O pedido de liminar foi indeferido pelo juiz de primeira instância e um recurso está pendente de julgamento no Tribunal de Justiça de Rondônia (TJ-RO).
Há duas semanas, o diretor da unidade e outros cinco policiais penais foram afastados das funções pela Justiça. A investigação apontou que os agentes estão supostamente envolvidos em episódios de tortura contra cinco apenados que tentaram fugir no dia 19 de agosto. Os servidores foram denunciados e a Justiça os tornou réus.
O relatório do Ministério Público do Estado (MP-RO) obtido pela Rede Amazônica aponta que o Estado descumpre um compromisso assumido em 2011 com a Corte Interamericana de Direitos Humanos pela melhoria do sistema prisional.
Conforme o relatório, havia o compromisso da construção de uma penitenciária em duas etapas totalizando 360 vagas, com previsão de conclusão até janeiro de 2014. O Ministério da Justiça destinou R$ 26 milhões à obra, mas o recurso não foi utilizado por problemas no projeto e licitação.
"Não se pode encarar o nível de superlotação apresentado como mera abstração sociológica, na exata medida em que representa o real e inaceitável tratamento degradante a que centenas de pessoas são diuturnamente submetidas. Destarte, afirmar que o Centro de Ressocialização de Ariquemes já cruzou a linha que separa a civilização da barbárie não nos parece hiperbólico", diz o documento do MP entregue ao governo no início deste ano.

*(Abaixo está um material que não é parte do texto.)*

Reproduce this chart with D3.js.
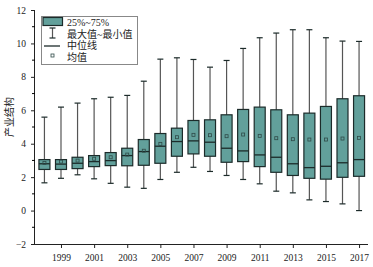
<!DOCTYPE html>
<html>
<head>
<meta charset="utf-8">
<script src="https://cdn.jsdelivr.net/npm/d3@7"></script>
<style>
  body { margin: 0; background: #fff; }
  svg text { font-family: "Liberation Serif", "Noto Sans CJK SC", serif; }
</style>
</head>
<body>
<svg id="chart" width="373" height="267"></svg>
<script>
// 数据
const years = d3.range(1998, 2018);
const maxs    = [5.59, 6.19, 6.43, 6.69, 6.78, 6.89, 7.74, 9.06, 9.14, 9.04, 8.58, 8.98, 9.70, 10.34, 10.62, 10.82, 10.82, 10.34, 10.14, 10.12];
const q3s     = [3.05, 3.05, 3.19, 3.29, 3.47, 3.73, 4.25, 4.61, 4.93, 5.39, 5.43, 5.73, 6.05, 6.19, 6.03, 5.73, 5.83, 6.23, 6.69, 6.87];
const medians = [2.80, 2.78, 2.83, 2.93, 2.99, 3.29, 3.53, 3.85, 4.13, 4.17, 4.09, 3.73, 3.57, 3.33, 3.19, 2.80, 2.57, 2.65, 2.86, 3.05];
const q1s     = [2.46, 2.46, 2.51, 2.63, 2.69, 2.68, 2.71, 2.83, 3.25, 3.39, 3.25, 2.89, 2.93, 2.63, 2.29, 2.10, 1.93, 1.88, 1.99, 2.05];
const mins    = [1.66, 1.93, 2.14, 1.90, 1.63, 1.40, 1.33, 1.86, 2.29, 2.59, 2.34, 2.10, 1.86, 1.60, 1.16, 1.06, 0.64, 0.54, 0.40, 0.00];
const means   = [2.85, 2.93, 2.99, 3.10, 3.19, 3.35, 3.58, 3.99, 4.39, 4.53, 4.51, 4.45, 4.55, 4.47, 4.33, 4.27, 4.25, 4.25, 4.31, 4.35];
const xTicks = [1999, 2001, 2003, 2005, 2007, 2009, 2011, 2013, 2015, 2017];
const yTicks = [-2, 0, 2, 4, 6, 8, 10, 12];
const legendLabels = ['25%~75%', '最大值~最小值', '中位线', '均值'];

const fillC = '#62a09b', strokeC = '#1c2b2a', whiskC = '#555';

const svg = d3.select('#chart');
const x = d3.scaleLinear().domain([1997.43, 2017.54]).range([35, 368]);
const y = d3.scaleLinear().domain([-2, 12]).range([244, 10]);
const bw = 11;

const data = years.map((yr, i) => ({
  yr, max: maxs[i], q3: q3s[i], med: medians[i], q1: q1s[i], min: mins[i], mean: means[i]
}));

// 坐标轴
const xAxis = svg.append('g').attr('transform', 'translate(0,244)')
  .call(d3.axisBottom(x).tickValues(xTicks).tickFormat(d3.format('d')).tickSize(4).tickPadding(6));
xAxis.select('.domain').attr('d', 'M35,0.5H368');

const yAxis = svg.append('g').attr('transform', 'translate(35,0)')
  .call(d3.axisLeft(y).tickValues(yTicks).tickFormat(d => d < 0 ? '\u2212' + Math.abs(d) : d).tickSize(4).tickPadding(5));
yAxis.select('.domain').attr('d', 'M-0.5,10V244');
// 次刻度
svg.append('g').selectAll('line').data(d3.range(-1, 12, 2)).join('line')
   .attr('x1', 32).attr('x2', 35).attr('y1', d => y(d)).attr('y2', d => y(d))
   .attr('stroke', '#000');

svg.selectAll('.tick text').attr('font-size', 9.5).attr('fill', '#222')
   .style('font-family', '"Liberation Serif", serif');
svg.selectAll('.domain, .tick line').attr('stroke', '#222');

// y轴标题
svg.append('text').attr('transform', 'translate(13,117) rotate(-90)')
   .attr('text-anchor', 'middle').attr('font-size', 10).attr('fill', '#222')
   .style('font-family', '"Noto Sans CJK SC", sans-serif')
   .text('产业结构');

// 箱线
const g = svg.append('g').selectAll('g').data(data).join('g')
  .attr('transform', d => `translate(${x(d.yr)},0)`);

g.append('line').attr('y1', d => y(d.max)).attr('y2', d => y(d.min))
 .attr('stroke', whiskC).attr('stroke-width', 1.2);
g.append('line').attr('x1', -3).attr('x2', 3).attr('y1', d => y(d.max)).attr('y2', d => y(d.max))
 .attr('stroke', strokeC).attr('stroke-width', 1.2);
g.append('line').attr('x1', -3).attr('x2', 3).attr('y1', d => y(d.min)).attr('y2', d => y(d.min))
 .attr('stroke', strokeC).attr('stroke-width', 1.2);
g.append('rect').attr('x', -bw / 2).attr('width', bw)
 .attr('y', d => y(d.q3)).attr('height', d => y(d.q1) - y(d.q3))
 .attr('fill', fillC).attr('stroke', strokeC).attr('stroke-width', 1.2);
g.append('line').attr('x1', -bw / 2).attr('x2', bw / 2).attr('y1', d => y(d.med)).attr('y2', d => y(d.med))
 .attr('stroke', strokeC).attr('stroke-width', 1.3);
g.append('rect').attr('x', -1.5).attr('width', 3)
 .attr('y', d => y(d.mean) - 1.5).attr('height', 3)
 .attr('fill', 'none').attr('stroke', '#2f4a48').attr('stroke-width', 0.8);

// 图例
const lg = svg.append('g');
lg.append('rect').attr('x', 41.5).attr('y', 16.5).attr('width', 96).attr('height', 48)
  .attr('fill', '#fff').attr('stroke', '#888').attr('stroke-width', 1);
lg.append('rect').attr('x', 43).attr('y', 17.5).attr('width', 19.5).attr('height', 8)
  .attr('fill', fillC).attr('stroke', strokeC).attr('stroke-width', 1.2);
lg.append('line').attr('x1', 52.5).attr('x2', 52.5).attr('y1', 28).attr('y2', 38).attr('stroke', whiskC).attr('stroke-width', 1.2);
lg.append('line').attr('x1', 49.5).attr('x2', 55.5).attr('y1', 28).attr('y2', 28).attr('stroke', strokeC).attr('stroke-width', 1.2);
lg.append('line').attr('x1', 49.5).attr('x2', 55.5).attr('y1', 38).attr('y2', 38).attr('stroke', strokeC).attr('stroke-width', 1.2);
lg.append('line').attr('x1', 44).attr('x2', 60).attr('y1', 46).attr('y2', 46).attr('stroke', strokeC).attr('stroke-width', 1.3);
lg.append('rect').attr('x', 51).attr('y', 54).attr('width', 3).attr('height', 3)
  .attr('fill', 'none').attr('stroke', '#2f4a48').attr('stroke-width', 0.8);

lg.selectAll('text').data(legendLabels).join('text')
  .attr('x', 67).attr('y', (d, i) => [22.5, 34.5, 45.5, 57][i]).attr('dy', '0.35em')
  .attr('font-size', 10).attr('fill', '#222')
  .style('font-family', '"Liberation Serif", "Noto Sans CJK SC", serif')
  .text(d => d);
</script>
</body>
</html>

A promotoria lista, entre outros problemas no CRARI, a não separação entre presos provisórios e condenados, falta de local para visitação, número reduzido de agentes penitenciários e ausência de atendimento regular de saúde. Um médico do município vai até a unidade a cada 15 dias para fazer o atendimento dos mais de 600 apenados.
"Muitos irmãos e irmãs nossos que estão lá na prisão são presos provisórios que não deveriam estar lá. Ficam lá um ano, dois anos, até três anos sem julgamento e nós questionamos isso. O Estado tem a capacidade de aprisionar a pessoa então ele tem a missão também de ressocializar essa pessoa. Nós não aceitamos qualquer tipo de tortura", defende o Padre Juquinha, da pastoral carcerária em Rondônia.
Questionado sobre as medidas que estão sendo tomadas para resolver os problemas apontados no relatório do Ministério Público, o governo de Rondônia não se manifestou até a última atualização desta reportagem.